▶ _Instructions to follow_:
Produce an exact transcription of the listing below, omitting the pictures.

====== Information provided

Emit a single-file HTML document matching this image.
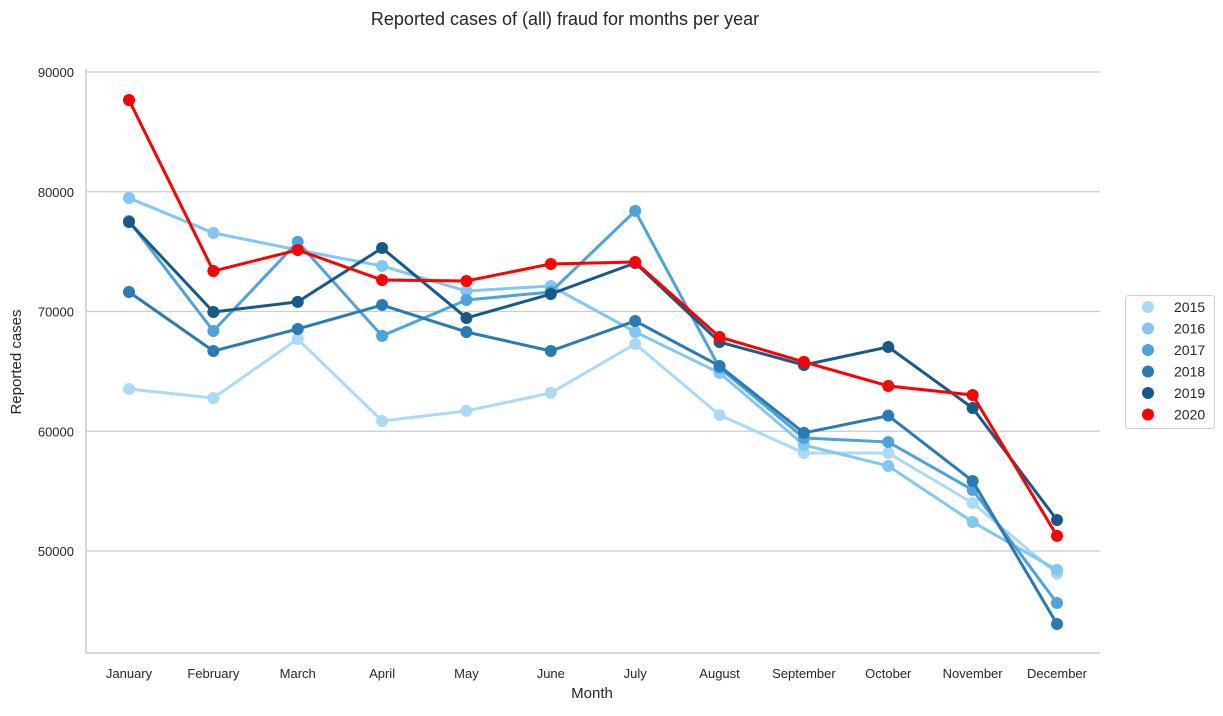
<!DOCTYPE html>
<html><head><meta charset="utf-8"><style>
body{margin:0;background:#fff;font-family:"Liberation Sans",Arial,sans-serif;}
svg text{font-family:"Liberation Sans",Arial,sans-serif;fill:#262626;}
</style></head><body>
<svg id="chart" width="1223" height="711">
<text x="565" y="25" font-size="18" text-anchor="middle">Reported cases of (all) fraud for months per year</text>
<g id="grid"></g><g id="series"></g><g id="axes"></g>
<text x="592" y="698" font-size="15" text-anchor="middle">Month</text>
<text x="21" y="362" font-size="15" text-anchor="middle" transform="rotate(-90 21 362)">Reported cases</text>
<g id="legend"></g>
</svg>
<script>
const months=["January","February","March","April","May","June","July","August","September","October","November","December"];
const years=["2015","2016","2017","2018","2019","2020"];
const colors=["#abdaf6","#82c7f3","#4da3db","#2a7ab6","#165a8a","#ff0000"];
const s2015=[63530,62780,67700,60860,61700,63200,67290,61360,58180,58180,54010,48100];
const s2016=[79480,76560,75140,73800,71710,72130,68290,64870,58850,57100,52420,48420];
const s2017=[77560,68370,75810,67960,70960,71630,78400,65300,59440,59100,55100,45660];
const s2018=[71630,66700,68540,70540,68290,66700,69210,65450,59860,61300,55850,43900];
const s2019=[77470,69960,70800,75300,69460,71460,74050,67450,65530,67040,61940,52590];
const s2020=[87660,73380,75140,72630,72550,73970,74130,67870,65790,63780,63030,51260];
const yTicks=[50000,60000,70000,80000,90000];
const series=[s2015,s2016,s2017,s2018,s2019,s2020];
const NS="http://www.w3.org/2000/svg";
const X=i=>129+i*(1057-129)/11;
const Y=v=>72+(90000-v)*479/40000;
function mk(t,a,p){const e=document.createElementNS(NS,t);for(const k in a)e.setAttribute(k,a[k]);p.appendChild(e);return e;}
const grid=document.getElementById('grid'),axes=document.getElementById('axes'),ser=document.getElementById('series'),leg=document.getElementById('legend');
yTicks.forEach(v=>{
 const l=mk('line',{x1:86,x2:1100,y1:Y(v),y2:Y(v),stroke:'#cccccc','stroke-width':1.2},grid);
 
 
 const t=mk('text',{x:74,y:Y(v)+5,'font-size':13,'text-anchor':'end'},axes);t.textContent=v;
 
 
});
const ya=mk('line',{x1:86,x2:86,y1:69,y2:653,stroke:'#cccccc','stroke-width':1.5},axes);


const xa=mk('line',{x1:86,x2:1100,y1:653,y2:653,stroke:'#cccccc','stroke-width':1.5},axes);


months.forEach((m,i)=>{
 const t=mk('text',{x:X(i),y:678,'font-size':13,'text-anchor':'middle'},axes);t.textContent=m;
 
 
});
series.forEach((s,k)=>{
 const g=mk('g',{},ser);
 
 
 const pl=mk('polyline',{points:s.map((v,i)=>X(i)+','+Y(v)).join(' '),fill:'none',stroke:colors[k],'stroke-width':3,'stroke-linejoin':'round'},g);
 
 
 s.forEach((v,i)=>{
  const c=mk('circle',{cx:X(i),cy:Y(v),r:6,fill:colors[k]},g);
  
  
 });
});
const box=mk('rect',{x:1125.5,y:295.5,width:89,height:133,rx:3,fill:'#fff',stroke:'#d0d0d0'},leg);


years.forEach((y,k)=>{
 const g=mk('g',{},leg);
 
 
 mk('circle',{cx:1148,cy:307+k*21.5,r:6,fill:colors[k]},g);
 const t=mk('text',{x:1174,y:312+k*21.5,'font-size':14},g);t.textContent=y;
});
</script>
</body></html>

============

▶ _Solution below_:
Emit a single-file HTML document matching this image.
<!DOCTYPE html>
<html><head><meta charset="utf-8"><style>
body{margin:0;background:#fff;font-family:"Liberation Sans",Arial,sans-serif;}
svg text{font-family:"Liberation Sans",Arial,sans-serif;fill:#262626;}
</style></head><body>
<svg id="chart" width="1223" height="711">
<text x="565" y="25" font-size="18" text-anchor="middle">Reported cases of (all) fraud for months per year</text>
<g id="grid"></g><g id="series"></g><g id="axes"></g>
<text x="592" y="698" font-size="15" text-anchor="middle">Month</text>
<text x="21" y="362" font-size="15" text-anchor="middle" transform="rotate(-90 21 362)">Reported cases</text>
<g id="legend"></g>
</svg>
<script>
const months=["January","February","March","April","May","June","July","August","September","October","November","December"];
const years=["2015","2016","2017","2018","2019","2020"];
const colors=["#abdaf6","#82c7f3","#4da3db","#2a7ab6","#165a8a","#ff0000"];
const s2015=[63530,62780,67700,60860,61700,63200,67290,61360,58180,58180,54010,48100];
const s2016=[79480,76560,75140,73800,71710,72130,68290,64870,58850,57100,52420,48420];
const s2017=[77560,68370,75810,67960,70960,71630,78400,65300,59440,59100,55100,45660];
const s2018=[71630,66700,68540,70540,68290,66700,69210,65450,59860,61300,55850,43900];
const s2019=[77470,69960,70800,75300,69460,71460,74050,67450,65530,67040,61940,52590];
const s2020=[87660,73380,75140,72630,72550,73970,74130,67870,65790,63780,63030,51260];
const yTicks=[50000,60000,70000,80000,90000];
const series=[s2015,s2016,s2017,s2018,s2019,s2020];
const NS="http://www.w3.org/2000/svg";
const X=i=>129+i*(1057-129)/11;
const Y=v=>72+(90000-v)*479/40000;
function mk(t,a,p){const e=document.createElementNS(NS,t);for(const k in a)e.setAttribute(k,a[k]);p.appendChild(e);return e;}
const grid=document.getElementById('grid'),axes=document.getElementById('axes'),ser=document.getElementById('series'),leg=document.getElementById('legend');
yTicks.forEach(v=>{
 const l=mk('line',{x1:86,x2:1100,y1:Y(v),y2:Y(v),stroke:'#cccccc','stroke-width':1.2},grid);
 
 
 const t=mk('text',{x:74,y:Y(v)+5,'font-size':13,'text-anchor':'end'},axes);t.textContent=v;
 
 
});
const ya=mk('line',{x1:86,x2:86,y1:69,y2:653,stroke:'#cccccc','stroke-width':1.5},axes);


const xa=mk('line',{x1:86,x2:1100,y1:653,y2:653,stroke:'#cccccc','stroke-width':1.5},axes);


months.forEach((m,i)=>{
 const t=mk('text',{x:X(i),y:678,'font-size':13,'text-anchor':'middle'},axes);t.textContent=m;
 
 
});
series.forEach((s,k)=>{
 const g=mk('g',{},ser);
 
 
 const pl=mk('polyline',{points:s.map((v,i)=>X(i)+','+Y(v)).join(' '),fill:'none',stroke:colors[k],'stroke-width':3,'stroke-linejoin':'round'},g);
 
 
 s.forEach((v,i)=>{
  const c=mk('circle',{cx:X(i),cy:Y(v),r:6,fill:colors[k]},g);
  
  
 });
});
const box=mk('rect',{x:1125.5,y:295.5,width:89,height:133,rx:3,fill:'#fff',stroke:'#d0d0d0'},leg);


years.forEach((y,k)=>{
 const g=mk('g',{},leg);
 
 
 mk('circle',{cx:1148,cy:307+k*21.5,r:6,fill:colors[k]},g);
 const t=mk('text',{x:1174,y:312+k*21.5,'font-size':14},g);t.textContent=y;
});
</script>
</body></html>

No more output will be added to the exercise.